No Thank You; Not Today
by Cynthia Garcia Quintanilla
There was a pounding on the door that reverberated through the house. It vibrated down the hallway, around the bathroom, and into the gentle heart’s there. Campbell was in his office on the computer, I was roughing around with my little bear Gabriel who was trying on his hippopotamus Halloween costume for next week’s holiday. He had a mask on over his nose with two white teeth popping out the bottom and two mischievous eyes peering back at me as I hid behind the chair. It was a gray full length costume that covered his feet made out of a child’s sleeper pajama. It was also the first Friday night at home in a long time. It was my tenth year of marriage to Campbell.

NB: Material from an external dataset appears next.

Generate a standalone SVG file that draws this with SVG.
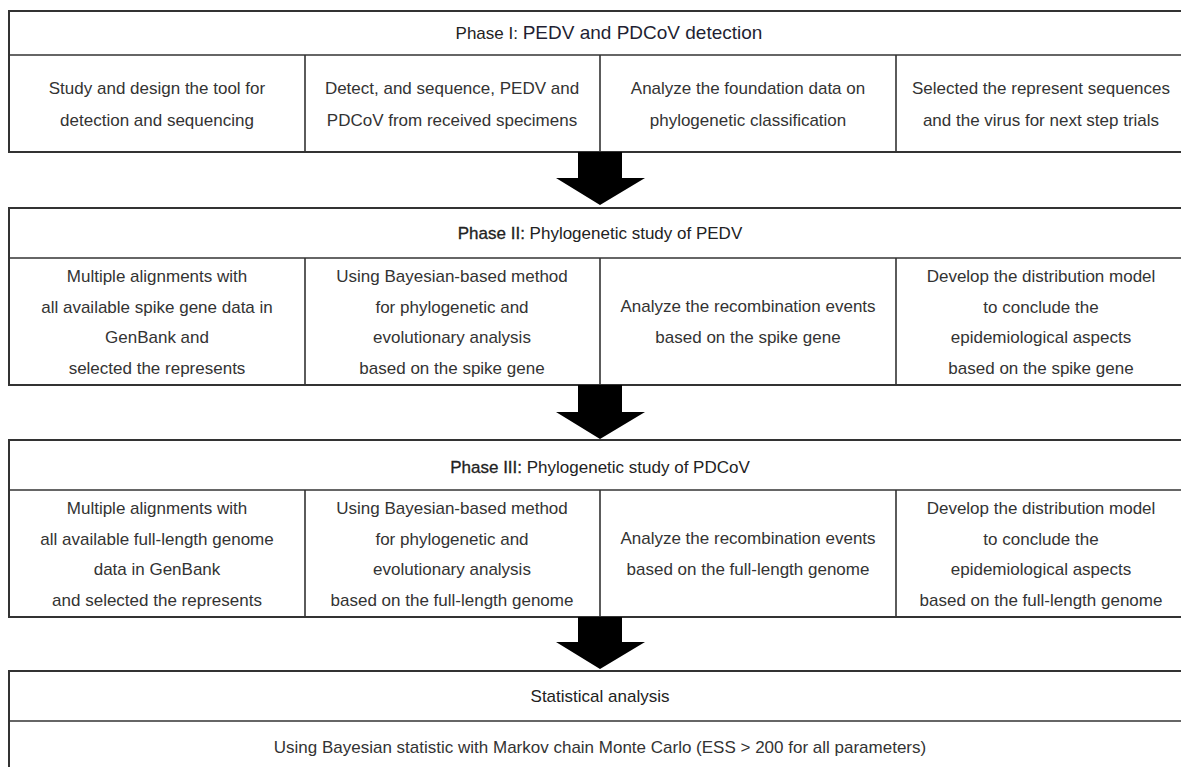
<svg xmlns="http://www.w3.org/2000/svg" width="1181" height="767" viewBox="0 0 1181 767">
<style>
.box{fill:#fff;stroke:#333;stroke-width:2}
.ln{stroke:#333;stroke-width:1.6;fill:none}
text{font-family:"Liberation Sans",Arial,sans-serif;font-size:17px;fill:#333;text-anchor:middle}
.hd{fill:#222}
.b{stroke:#222;stroke-width:0.3}
.arrow{fill:#000;stroke:none}
</style>
<rect width="1181" height="767" fill="#fff"/>

<g id="phase1">
<rect class="box" x="9" y="11" width="1180" height="141"/>
<line class="ln" x1="9" y1="55" x2="1181" y2="55"/>
<line class="ln" x1="305" y1="55" x2="305" y2="152"/>
<line class="ln" x1="600" y1="55" x2="600" y2="152"/>
<line class="ln" x1="896" y1="55" x2="896" y2="152"/>
<text class="hd" x="609" y="39">Phase I: <tspan style="font-size:19px;fill:#1f1f33">PEDV and PDCoV detection</tspan></text>
<text x="157" y="94">Study and design the tool for</text>
<text x="157" y="126">detection and sequencing</text>
<text x="452" y="94">Detect, and sequence, PEDV and</text>
<text x="452" y="126">PDCoV from received specimens</text>
<text x="748" y="94">Analyze the foundation data on</text>
<text x="748" y="126">phylogenetic classification</text>
<text x="1041" y="94">Selected the represent sequences</text>
<text x="1041" y="126">and the virus for next step trials</text>
</g>

<g id="phase2">
<rect class="box" x="9" y="208" width="1180" height="177"/>
<line class="ln" x1="9" y1="258" x2="1181" y2="258"/>
<line class="ln" x1="305" y1="258" x2="305" y2="385"/>
<line class="ln" x1="600" y1="258" x2="600" y2="385"/>
<line class="ln" x1="896" y1="258" x2="896" y2="385"/>
<text class="hd" x="600" y="239"><tspan class="b">Phase II:</tspan> Phylogenetic study of PEDV</text>
<text x="157" y="282">Multiple alignments with</text>
<text x="157" y="313">all available spike gene data in</text>
<text x="157" y="343">GenBank and</text>
<text x="157" y="374">selected the represents</text>
<text x="452" y="282">Using Bayesian-based method</text>
<text x="452" y="313">for phylogenetic and</text>
<text x="452" y="343">evolutionary analysis</text>
<text x="452" y="374">based on the spike gene</text>
<text x="748" y="312">Analyze the recombination events</text>
<text x="748" y="343">based on the spike gene</text>
<text x="1041" y="282">Develop the distribution model</text>
<text x="1041" y="313">to conclude the</text>
<text x="1041" y="343">epidemiological aspects</text>
<text x="1041" y="374">based on the spike gene</text>
</g>

<g id="phase3">
<rect class="box" x="9" y="440" width="1180" height="177"/>
<line class="ln" x1="9" y1="490" x2="1181" y2="490"/>
<line class="ln" x1="305" y1="490" x2="305" y2="617"/>
<line class="ln" x1="600" y1="490" x2="600" y2="617"/>
<line class="ln" x1="896" y1="490" x2="896" y2="617"/>
<text class="hd" x="600" y="473"><tspan class="b">Phase III:</tspan> Phylogenetic study of PDCoV</text>
<text x="157" y="514">Multiple alignments with</text>
<text x="157" y="545">all available full-length genome</text>
<text x="157" y="575">data in GenBank</text>
<text x="157" y="606">and selected the represents</text>
<text x="452" y="514">Using Bayesian-based method</text>
<text x="452" y="545">for phylogenetic and</text>
<text x="452" y="575">evolutionary analysis</text>
<text x="452" y="606">based on the full-length genome</text>
<text x="748" y="544">Analyze the recombination events</text>
<text x="748" y="575">based on the full-length genome</text>
<text x="1041" y="514">Develop the distribution model</text>
<text x="1041" y="545">to conclude the</text>
<text x="1041" y="575">epidemiological aspects</text>
<text x="1041" y="606">based on the full-length genome</text>
</g>

<g id="stats">
<rect class="box" x="9" y="671" width="1180" height="110"/>
<line class="ln" x1="9" y1="721" x2="1181" y2="721"/>
<text class="hd" x="600" y="702">Statistical analysis</text>
<text x="600" y="753">Using Bayesian statistic with Markov chain Monte Carlo (ESS &gt; 200 for all parameters)</text>
</g>

<g id="connectors">
<polygon class="arrow" points="578,152 622,152 622,178 645,178 600,205 556,178 578,178"/>
<polygon class="arrow" points="578,385 622,385 622,412 645,412 600,439 556,412 578,412"/>
<polygon class="arrow" points="578,617 622,617 622,642 645,642 600,669 556,642 578,642"/>
</g>
</svg>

The pounding continued. Standing before the door I said, “Hold on,” but the noise slammed the door open with a word of warning and a tornado for a tail. The police were at the door, a Swat Team, and in they scattered, a spilling of blue melting into black with brown guns held ready to shoot. They said, “Police! Get down! Get down! Put your hands where we can see them! Get down!”
I was thrown back by the onslaught of urgency and chaos. Someone’s foot was on mine; quickly I fell with a fury. My ascent was not slowed by the police, a cavalcade coming into our apartment ready to bring freedom to a downtrodden city held hostage by an unbending dictator that lived inside it. My blood splashed as far as the carpet and wet the tile which was the last thing I saw before I woke by smelling salts in the emergency room. Campbell came out of his office and instantly saw the guns and men; put his hands-up, yelling, “Wait!, Stop!, Gabriel!, Nina!,” but it was too late. The funny bear prancing around in a solid gray velvet frock pointed his finger in response to my fall and was shot four times. Hysterical Campbell turned the corner into a living room full of chaotic, shouting, separating, inquiry, frowns, forms, and eventual crime scene. Apparently I hit the credenza, while demonstrating a half-gainer in my nightgown, and they hit the wrong apartment.
Seven stitches below the skin’s surface, nine above, right below the eye along side my broken nose which hurt more than the stitches. I was taped up and on my way home as the doctors and police escorted me to the street. Shot up with pain killer and bandaged eyes swollen to sedation, a police car pulled up to the curb and courted me to the door, saying please and thank you to Mrs. Nina Waterman. Drooling politeness, his big teeth showing, speaking to me of God and sentimental awards, I went to bed for the first time in eight years, without my son in my home. I slept under sedation for two days. I had to loosen myself from the blood sticky pillowcase and stumble to the sink before the flow of raining tears came down the gutter inside my nose and forever outside my eyes. I looked in the cold bathroom mirror, my skin swollen, black, blue, blood reddened and changed profoundly, searching my face for what I knew to find, but could not.
Campbell was with Gabriel. He rode with him in the ambulance holding him the whole time. Even standing clutching the handle of the drawer that Gabriel’s cold body laid inside of at the morgue, his forehead leaning against the top locker. He assisted the Medical Examiner in washing him and the Mortician in dressing him, Campbell never left Gabriel’s side. He was also there, behind the viewing room window, at the autopsy when the Medical Examiner delicately removed the four bullets from Gabriel’s chest.
We stood together for the last time as a family when Campbell and I laid a holy water sprinkled; Christ embroidered cloth over his casket, Gabriel’s color of wood, at the funeral mass. Campbell squeezed the casket handle while carrying his son during his last hours. Carefully dressing him and placing his body into the casket earlier that day, kissing him, as I did, for the last time. He said to the Mortician and me, when he arrives in heaven, I want him to look as beautiful as he did the day God gave him to me.
Campbell guided Gabriel’s entourage out to the car, to the burial site, and in reciting the rosary prayers, strong and calm. Voices rose into the serene air, and then departed amongst themselves, including Morris, blasted, Jones who stood on the periphery reciting the prayers, and crying louder than bombs. Campbell and I limped back to our empty bruised home with our injuries, internal and external, each of us laying a hand on the door knob, together, we closed the door to Gabriel’s room.